Youth justice advocates in over 30 states sent letters on March 31 to push governors and court officials to release incarcerated young people and to halt new admissions in an effort to curb the spread of COVID-19, according to a statement from juvenile justice reform group No Kids in Prison (NKP).
State advocates outlined several measures, including examining all pre- and post-adjudication release processes and mechanisms and to begin employing these as quickly as possible; removing youth who have COVID-19 symptoms or chronic illnesses, such as asthma, diabetes or other serious illnesses; and eliminating any form of detention or incarceration for youth unless a determination is made that a youth is a substantial safety risk to others.
“We believe that it’s important to do away with large youth prisons and reduce the population of confined young people. That’s extraordinarily true now and we’re in crisis mode,” said Marc Schindler, Executive Director of Justice Policy Institute, in an emailed statement. “We’re calling for the release of youth from these facilities, as well as calling to limit as much as possible contact with the justice system for young people and their families.”

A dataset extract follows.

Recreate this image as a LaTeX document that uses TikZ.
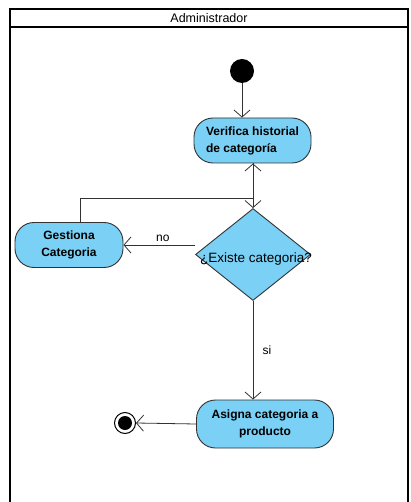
\documentclass[tikz,border=0pt]{standalone}
\usepackage{fontspec}
\setmainfont{Liberation Sans}
\usetikzlibrary{shapes.geometric,arrows.meta}
\definecolor{actfill}{RGB}{122,208,245}
\definecolor{actline}{RGB}{50,50,50}
\tikzset{
  x=1pt, y=-1pt,
  action/.style={draw=actline, fill=actfill, rounded corners=19pt, line width=0.9pt,
    font=\bfseries\fontsize{12}{17}\selectfont, align=center, inner sep=0pt},
  decision/.style={draw=actline, fill=actfill, diamond, line width=0.9pt, inner sep=0pt,
    minimum width=115pt, minimum height=92pt, aspect=1.25},
  flow/.style={draw=actline, line width=0.8pt, -{Straight Barb[length=7pt,width=16pt]}},
  lbl/.style={font=\fontsize{12}{14}\selectfont},
  lane/.style={draw=black, line width=1.8pt}
}
\begin{document}
\begin{tikzpicture}
\useasboundingbox (0,0) rectangle (411,502);
% swimlane
\draw[lane] (10,512) -- (10,9) -- (408,9) -- (408,512);
\draw[lane] (10,27) -- (408,27);
\node[lbl, font=\fontsize{12.5}{14}\selectfont] (lane) at (209,18) {Administrador};

% start
\fill[black] (242,71) circle (12);
\coordinate (start) at (242,83);

% activities
\node[action, minimum width=117pt, minimum height=45pt, align=left] (verifica) at (252.5,140.5)
  {Verifica historial\\de categoría};
\node[decision] (existe) at (253,254.5) {};
\node[lbl, font=\fontsize{13.5}{14}\selectfont] (existetxt) at (256,259) {¿Existe categoria?};
\node[action, minimum width=108pt, minimum height=45pt] (gestiona) at (69,245)
  {Gestiona\\Categoria};
\node[action, minimum width=137pt, minimum height=48pt] (asigna) at (265,424)
  {Asigna categoria a\\producto};

% end
\node[circle, draw=black, line width=1pt, fill=white, minimum size=21pt, inner sep=0pt] (fin) at (125,423) {};
\fill[black] (fin.center) circle (7);

% flows
\draw[flow] (start) -- (verifica.north -| start);
\draw[flow] (verifica.south -| existe.north) -- (existe.north);
\draw[flow] (gestiona.north -| 80,0) -- (80,198) -- (253,198) -- (verifica.south -| existe.north);
\draw[flow] (existe.west |- gestiona.east) -- node[lbl, above, pos=0.45] (no) {no} (gestiona.east);
\draw[flow] (existe.south) -- node[lbl, right=6pt, pos=0.5] (si) {si} (asigna.north -| existe.south);
\draw[flow] (asigna.west) -- (fin.east);
\end{tikzpicture}
\end{document}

Liz Ryan, CEO of the Youth First Initiative, stressed the dire nature of this health crisis and the importance of shielding our young people as much as possible. “As the country continues to address the pandemic, we cannot leave behind our nearly 43,000 young people in custody,” she said as part of NKP’s statement. “Youth prisons and detention facilities are harmful to youth under normal circumstances and are simply not equipped to protect young people should an outbreak occur.”
Nola.com reported on March 27 that three juveniles held in a Louisiana detention facility tested positive for COVID-19, which signals a future filled with more outbreaks in youth facilities across the country if action isn’t taken immediately. NKP said in an emailed statement that youth facilities are not prepared to handle the medical needs of young people during an outbreak. “Putting youth in these conditions creates serious risk for spread in the community as well,” the statement reads.
“In the last two weeks, we have seen a number of myths come crashing down. One myth is that kids can’t get sick,” said Dr. Homer Venters, a physician and epidemiologist, said in NKP’s statement. “We have seen that this is not the case. We know that this population is made up of youth that have disproportionately higher health problems that put them at higher risk. We cannot proceed on the basis of this misconception. They can and they will get sick if we don’t do anything.”
NKP organizers say state advocates won’t rest until state and local officials do the right thing. “Kids will not be safer in these places,” said Vincent Schiraldi, Co-Director of Columbia University Justice Lab, in an emailed statement. “These facilities are built to do the exact opposite of social distancing. A storm is coming. And we don’t want to wait until the storm is here to act. We need to act now.”